Nota bio-bibliografica sull'autore
Jason Starr è nato nel 1966 a New York, dove vive attualmente con la moglie e la figlia.
Scansata una laurea in economia all’università di Binghamton, si è dedicato completamente alla scrittura. Autore di sceneggiature teatrali, ha scritto per diverse compagnie Off-Off Broadway. Affascinato da Jim Thompson, Elmore Leonard e Cornell Woolrich, si è ispirato alla vecchia scuola degli autori noir, esordendo nella narrativa con Chiamate a freddo (Meridiano zero, 1999), acclamato da Publishers Weekly come un romanzo "nella grande tradizione di James Cain". I suoi libri sono tradotti in sei lingue. In Italiano, sempre da Meridiano Zero, sono stati pubblicati Chiamate a freddo, Niente di personale e Cattivi pensieri a Manhattan.
Per usare un giro di frase molto popolare nel giornalismo USA di parecchi anni fa - Jason Starr "...è la cosa migliore che potesse capitare al noir dai tempi di Jim Thompson".
Trentasei anni, newyorkese purosangue, nello spazio di cinque romanzi Starr si è inserito a buon diritto nella grande tradizione dei maestri del noir americano degli scorsi decenni: James Cain, Charles Willeford, George V. Higgins, Elmore Leonard, il già citato Jim Thompson. E di questi maestri Starr è oggi l’erede più qualificato, uno dei pochi giovani autori di noir ad essere riuscito nella difficile impresa di coniugare temi e situazioni tipici dei tardi anni Novanta con un’asciuttezza di scrittura e un’economia di mezzi che discendono direttamente dell’età d’oro dell’hard boiled americano.

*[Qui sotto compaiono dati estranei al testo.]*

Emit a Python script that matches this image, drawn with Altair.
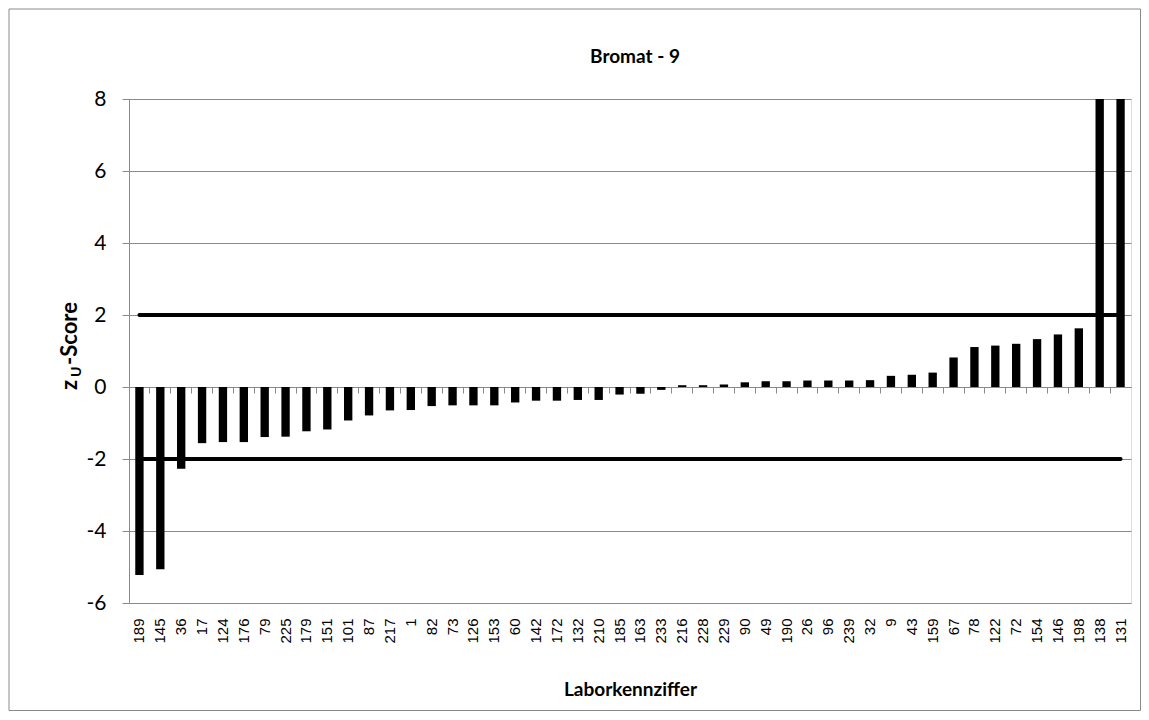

Non fosse per la sua orgogliosa rivendicazione di appartenenza al genere poliziesco, che Starr semina allegramente sia a voce, sia nelle pagine dei suoi romanzi, è probabile che da tempo i suoi libri avrebbero goduto di una ben più vasta considerazione di critica e di pubblico. D’altra parte, la relativa oscurità in cui ha operato fino a oggi ha consentito a Starr di sviluppare una cifra stilistica assolutamente originale, al riparo dalle tentazioni e dalle pressioni dell’industria editoriale, ma sostenuto da un piccolo, affezionato e sempre crescente nucleo di lettori fedeli.